Enfin, la vigilance aux garanties de compatibilité dans les notices constructeur, et la possibilité d’exiger un essai matériel avant achat, sont des réflexes à institutionnaliser.

RSE et économie circulaire : la compatibilité, aussi un choix de durabilité

Multiplier les outils spécialisés ou incompatibles, c’est aussi multiplier la mise au rebus prématurée et céder à l’obsolescence programmée. En Bretagne, plus de 1 800 tonnes de matériels agricoles sont mises au recyclage chaque année faute d’intégration possible dans les fermes modernes (source : Agriservices 2023). Or, sécuriser la compatibilité et privilégier l’évolution du parc permettent de :

  • Limiter l’achat de matériel neuf (et donc l’empreinte carbone de production, selon l’ADEME 2022 : 1 tonne de C02 économisée pour 10 tonnes de matériel réutilisées).
  • Valoriser les filières de seconde main (marché de l’occasion breton x1,6 sur 2018-2023 selon Groupe Le Lyvet).
  • Renforcer l’autonomie de réparation grâce à des pièces standardisées.

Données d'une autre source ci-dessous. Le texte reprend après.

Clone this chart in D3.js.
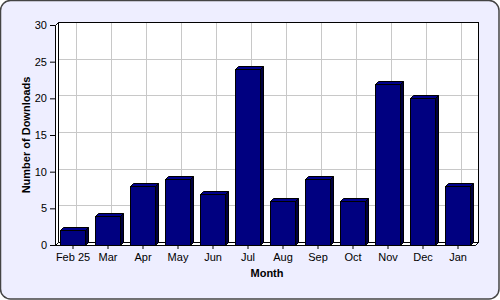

C’est aussi une manière de coller aux attentes des filières labels, du HVE au Bio, où la traçabilité du matériel et de ses réparations peut faire la différence en audit.

Penser compatibilité, penser avenir

Faire le pari de la compatibilité, c’est s’assurer d’une ferme agile et évolutive. Le gain de temps, l’optimisation des investissements et la valorisation du savoir-faire s’y retrouvent sur toute la chaîne. Rester attentif à la cohérence du parc matériel, c’est un réflexe de bon sens : on évite des dérives coûteuses, on protège la valeur ajoutée et on se laisse du champ pour innover à mesure que la technologie agricole avance.

Approfondir les réflexions, s’informer sur les solutions innovantes, échanger entre exploitations : cette culture de la veille sur la compatibilité est une force, aujourd’hui plus qu’hier, pour la Bretagne agricole.